Until the trade balance is wildly positive, the exchange rate of the "real" CNY is set by its trading flows, and the exchange rate to the internal currency is basically domestic policy: to control imports. By weakening/strengthening the CNY China can decrease/increase imports and domestic consumption.

China has various layers of capital controls to isolate internal demand.

And China's trade balance is wildly positive and growing:

fredgraph.png


Exports never dipped below imports in the last 10 years, and the export surplus averages around 15-20% of the economy... (And in case you distrust Chinese economical data, which I agree that you generally should: this is a U.S. Federal Reserve data series, and imports/exports balance to a country can be measured independently by their main trading partners and is thus much harder for the country to fudge.)

And note that exports to imports ratio has been increasing since the trade war. (What Trump didn't realize is that by starting a trade war with China the U.S. is hurting their own consumers and corporations mainly.)

But the most important takeaway: China could literally burn up 15-20% of the ~2,100 billion dollars and Euros they are earning to heat the Forbidden City, and still be OK and stable macroeconomically.

The bad debt does not "literally disappear" when it reaches state controlled banks (that's basically all of them by the way) but bounces around the multiple balance sheets of each or gets wrapped up as a trust product and moved onto another unsuspecting participant in the domestic economy. It's still there strangling the long term growth potential of the economy.

It literally disappears as it's written off over years/decades and becomes irrelevant by the inflation rate and growth of the economy. In an economy that is growing ~7% year over year on ~2% of inflation, 1 billion dollars of debt in 2000 has been reduced to only $194m of debt today in 2000 dollars. (!)

The "Chinese ghost towns" cited as examples of bad central planning and bad investments back in the 2000s?
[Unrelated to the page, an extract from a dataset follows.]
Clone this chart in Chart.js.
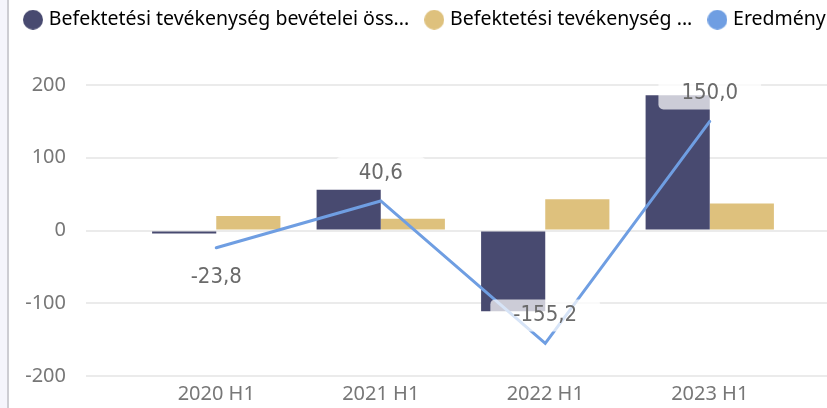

One of the big "ghost towns" was Lingang New City:


The town is now called "Nanhui New City", a city now hosting several large colleges, and you might have have heard of it here as well, because Tesla is building a Gigafactory right there. :D

And the debt caused by the construction costs of this new city might still be somewhere on the balance sheets of a Chinese state owned bank or a Chinese local government.

There's no shareholders of state owned banks to be worried about the balance sheet, other than top officials of the Chinese Communist Party. There's no solvency worries of Chinese state owned banks, ever, as the Central Bank of China is controlled by the same Chinese Communist Party.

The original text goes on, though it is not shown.